It is not too often that a film pulls at your heartstrings and renews your faith in humanity. And it is even more surprising when a short film does.
With filmmaker Jacob Frey’s “The Present,” you will be enthralled by the initial anger and eventual understanding and love between the puppy and a boy featured in the short film. It has won more than 50 awards and has been screened at more than 180 film festival around the world. And there is good reason why.
“The Present,” which is based on a comic strip by Fabio Coala, starts off with the sound of machine gun fire and opens visually with a young boy engrossed in a video game. His mother comes home and places a box on the table in front of him, temporarily blocking his view of the game he is playing.
She tells the boy that it is such a beautiful day and that he should go outside, but first she tells him to open the present that she brought for him.
His interest piqued, the boy begins to lift the lid of the box, but before he can finish, a puppy pops its head out and surprises the boy. “Cool” the boy says at first, but when he notices that one of the dog’s front legs is missing, he tosses the puppy in disgust onto the floor. The puppy lands on its back, and then rights itself. The boy, in anger, swipes the box off the table. The boy is obviously agitated. Undeterred, the puppy goes back to the boy and tries to get the boy’s attention, but the boy kicks the puppy away and tells it to get lost.
The puppy won’t take no for an answer. As it is on its back on the carpet, it sees a ball under a cabinet. The puppy brings the ball to the boy. The boy, still uninterested and angry, kicks the ball away. It lands inside the box and the puppy chases it. The boy watches in amusement for just a moment, but then the scowl quickly returns to his face as he tries to play his video game.

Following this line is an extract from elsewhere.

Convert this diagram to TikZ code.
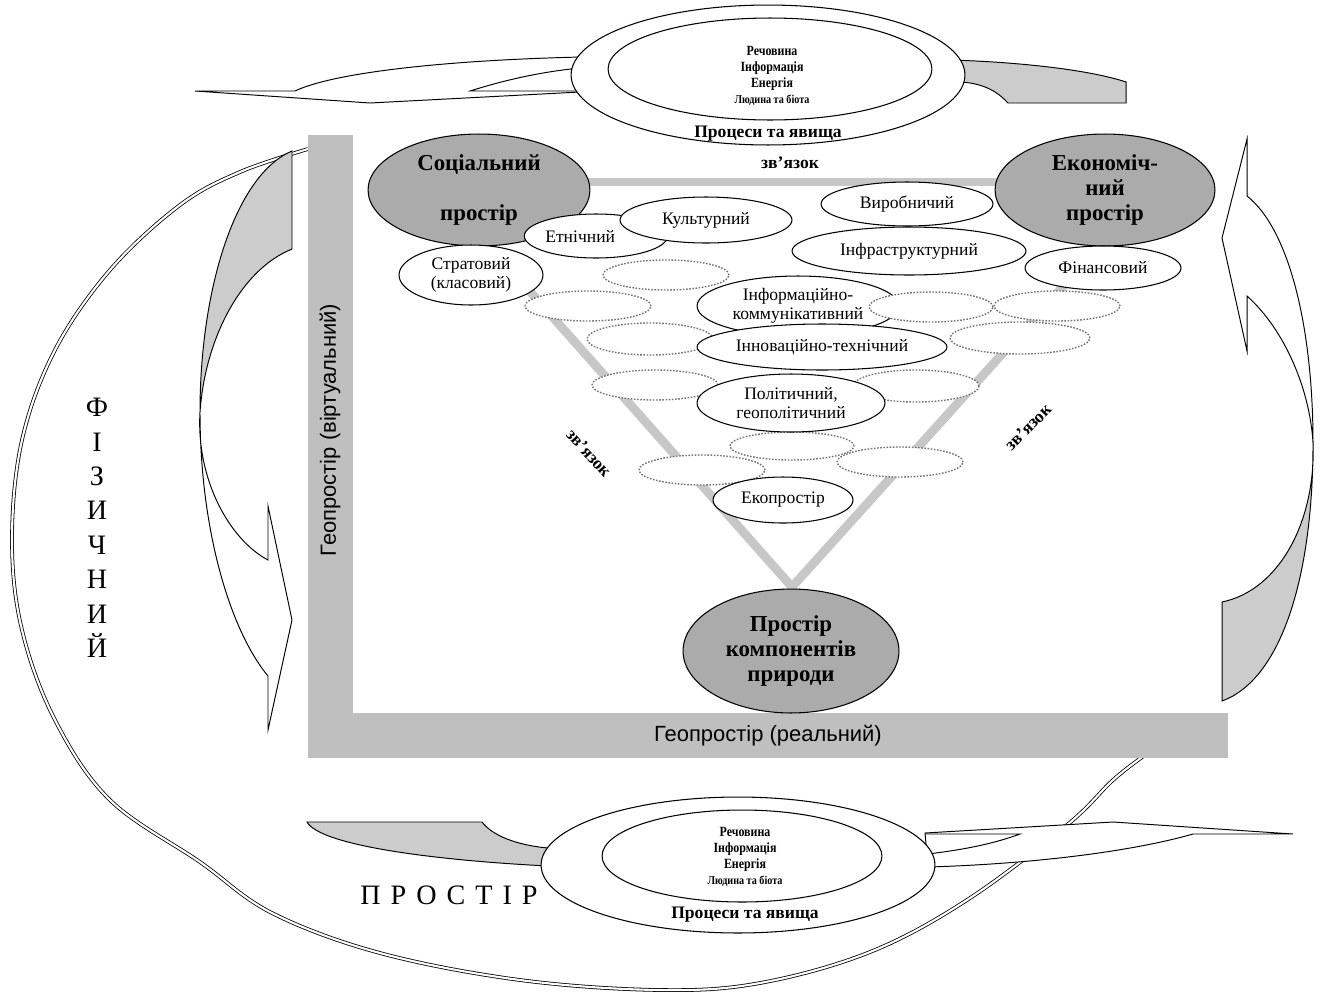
\documentclass[tikz,border=0pt]{standalone}
\usepackage{fontspec}
\setmainfont{Liberation Serif}
\setsansfont{Liberation Sans}
\newfontfamily\condfont[FakeStretch=0.85]{Liberation Serif}
\usetikzlibrary{shapes.geometric}
\newcommand\myfs[2]{\fontsize{#1}{#2}\selectfont}
\tikzset{
  sz/.style 2 args={minimum width=#1*0.04cm, minimum height=#2*0.04cm},
  solidell/.style={ellipse, draw=black, fill=white, line width=0.6pt, inner sep=0pt, align=center, font=\myfs{10}{10.5}},
  dotell/.style={ellipse, draw=black!55, fill=white, line width=0.8pt, dash pattern=on 0.9pt off 0.9pt, inner sep=0pt},
  bigell/.style={ellipse, draw=black, fill=black!33, line width=0.6pt, inner sep=0pt, align=center, font=\bfseries\myfs{13}{14.2}},
  linkline/.style={draw=black!22, line width=5pt},
  geobar/.style={fill=black!25, draw=none},
  arr/.style={draw=black, line width=0.55pt, fill=white},
  arrline/.style={draw=black, line width=0.55pt},
  greyarr/.style={draw=black, line width=0.55pt, fill=black!20},
  bigloop/.style={draw=black, double=white, double distance=1.2pt, line width=0.45pt},
  toptxt/.style={align=center, inner sep=0pt, font=\condfont\bfseries\myfs{8}{9.2}},
  proc/.style={inner sep=0pt, font=\bfseries\myfs{10}{11}},
  link/.style={inner sep=0pt, font=\bfseries\myfs{10}{11}},
  geolbl/.style={inner sep=0pt, font=\sffamily\myfs{12.5}{14}},
  bigletters/.style={inner sep=0pt, align=center, font=\myfs{16}{19.6}},
}
\begin{document}
\begin{tikzpicture}[x=0.02cm, y=-0.02cm]
\useasboundingbox (0,0) rectangle (1324,994);
\fill[white] (0,0) rectangle (1324,994);

% big outer loop
\draw[bigloop] plot[smooth, tension=0.6] coordinates {(308,149) (240,172) (180,205) (110,270) (55,350) (22,440) (12,540) (22,630) (55,720) (110,800) (200,862) (272,913) (380,953) (520,980) (660,990) (760,983) (870,952) (967,900) (1067,825) (1113,780) (1145,755)};

% top arrows
\filldraw[arr] (582,57) .. controls (450,60) and (335,72) .. (295,91) -- (195,91) -- (370,103) -- (580,92) -- cycle;
\draw[arrline] (578,91) -- (470,91) .. controls (505,80) and (540,72) .. (580,68);
\filldraw[greyarr] (950,60) .. controls (1020,62) and (1090,70) .. (1126,82) -- (1126,103) -- (1008,103) .. controls (998,92) and (985,84) .. (962,82) -- cycle;

% bottom arrows
\filldraw[greyarr] (307,822) -- (482,822) .. controls (492,835) and (515,845) .. (548,848) -- (548,866) .. controls (430,860) and (320,845) .. (307,822) -- cycle;
\filldraw[arr] (925,833) -- (1113,822) -- (1293,834) -- (1193,834) .. controls (1130,852) and (1030,864) .. (928,867) -- cycle;
\draw[arrline] (925,834) -- (1020,834) .. controls (990,845) and (960,850) .. (928,854);

% top ellipse
\node[solidell, sz={197}{70}] (topO) at (768,75) {};
\node[solidell, sz={162}{51}] (topI) at (770,69) {};
\node[toptxt] (topT) at (772,76) {Речовина\\Інформація\\Енергія\\{\myfs{6.8}{8}Людина та біота}};
\node[proc] (topP) at (768,134) {Процеси та явища};

% bottom ellipse
\node[solidell, sz={197}{68}] (botO) at (738,865) {};
\node[solidell, sz={140}{46}] (botI) at (742,856) {};
\node[toptxt] (botT) at (745,857) {Речовина\\Інформація\\Енергія\\{\myfs{6.8}{8}Людина та біота}};
\node[proc] (botP) at (745,915) {Процеси та явища};

% left curved arrow
\filldraw[greyarr] (292,151) .. controls (235,175) and (200,290) .. (200,412) .. controls (205,340) and (240,270) .. (292,249) -- cycle;
\filldraw[arr] (200,412) .. controls (200,530) and (230,630) .. (268,676) -- (268,730) -- (292,620) -- (268,506) -- (268,560) .. controls (230,540) and (196,480) .. (200,412) -- cycle;

% right curved arrow
\filldraw[arr] (1313,443) .. controls (1313,330) and (1290,230) .. (1247,196) -- (1247,139) -- (1222,238) -- (1247,351) -- (1247,296) .. controls (1285,330) and (1310,390) .. (1313,443) -- cycle;
\filldraw[greyarr] (1313,443) .. controls (1313,580) and (1280,680) .. (1222,701) -- (1222,602) .. controls (1280,590) and (1316,520) .. (1313,443) -- cycle;

% L-shaped geospace bar
\fill[geobar] (308,135) rectangle (353,758);
\fill[geobar] (308,713) rectangle (1228,758);
\node[geolbl, rotate=90] (gv) at (330,430) {Геопростір (віртуальний)};
\node[geolbl] (gr) at (768,736) {Геопростір (реальний)};

% side words
\node[bigletters] (fiz) at (97,528) {Ф\\І\\З\\И\\Ч\\Н\\И\\Й};
\node[inner sep=0pt, font=\myfs{16}{18}] (prost) at (449,895) {\spaceskip=5.7pt П Р О С Т І Р};

% link lines
\coordinate (lt) at (440,190);
\coordinate (rt) at (1150,190);
\coordinate (vtx) at (792,587);
\coordinate (hl) at (480,182);
\coordinate (hr) at (1105,182);
\draw[linkline] (hl) -- (hr);
\draw[linkline, line join=miter] (lt) -- (vtx) -- (rt);
\node[link] (zt) at (790,163) {зв’язок};
\node[link, rotate=-48] (zl) at (589,453) {зв’язок};
\node[link, rotate=45] (zr) at (1028,427) {зв’язок};

% big spaces
\node[bigell, sz={111}{56}, font=\bfseries\myfs{13}{29}] (soc) at (479,190) {Соціальний\\простір};
\node[bigell, sz={110}{56}] (eco) at (1105,190) {Економіч-\\ний\\простір};
\node[bigell, sz={108}{62}] (nat) at (791,651) {Простір\\компонентів\\природи};

% dotted (unnamed sub-spaces)
\node[dotell, sz={63}{15}] (d1) at (666,275) {};
\node[dotell, sz={63}{15}] (d2) at (588,306) {};
\node[dotell, sz={63}{16}] (d3) at (650,339) {};
\node[dotell, sz={63}{15}] (d4) at (655,385) {};
\node[dotell, sz={70}{16}] (d5) at (1020,338) {};
\node[dotell, sz={63}{15}] (d6) at (1057,306) {};
\node[dotell, sz={63}{16}] (d7) at (916,386) {};
\node[dotell, sz={62}{14}] (d8) at (792,446) {};
\node[dotell, sz={63}{15}] (d9) at (702,470) {};
\node[dotell, sz={63}{15}] (d10) at (900,462) {};

% solid sub-spaces
\node[solidell, sz={69}{22}] (etn) at (596,236) {Етнічний\hspace*{18pt}};
\node[solidell, sz={86}{23}] (kul) at (706,220) {Культурний};
\node[solidell, sz={72}{30}] (str) at (471,275) {Стратовий\\(класовий)};
\node[solidell, sz={86}{22}] (vyr) at (907,204) {Виробничий};
\node[solidell, sz={117}{24}] (inf) at (909,251) {Інфраструктурний};
\node[solidell, sz={78}{22}] (fin) at (1103,268) {Фінансовий};
\node[solidell, sz={101}{30}] (ikt) at (798,306) {Інформаційно-\\коммунікативний};
\node[dotell, sz={62}{15}] (d11) at (931,307) {};
\node[solidell, sz={125}{23}] (int) at (822,347) {Інноваційно-технічний};
\node[solidell, sz={94}{29}] (pol) at (791,403) {Політичний,\\геополітичний};
\node[solidell, sz={70}{23}] (eko) at (783,500) {Екопростір};
\end{tikzpicture}
\end{document}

The puppy brings the ball back to the boy, who finally relents to the puppy’s sheer determination for companionship. He picks the ball up and then gets off the couch and walks to the door, with the puppy right behind him, and then tells his mom that they are going outside.
The last scene is telling and a surprise as it turns out the boy and dog have a lot in common. It makes one wonder if parents rescue certain dogs that may have similar physical characteristics as their children, as the boy in Australia with Dwarfism or the deaf girl in California may attest. They may be different, but their love is unconditional.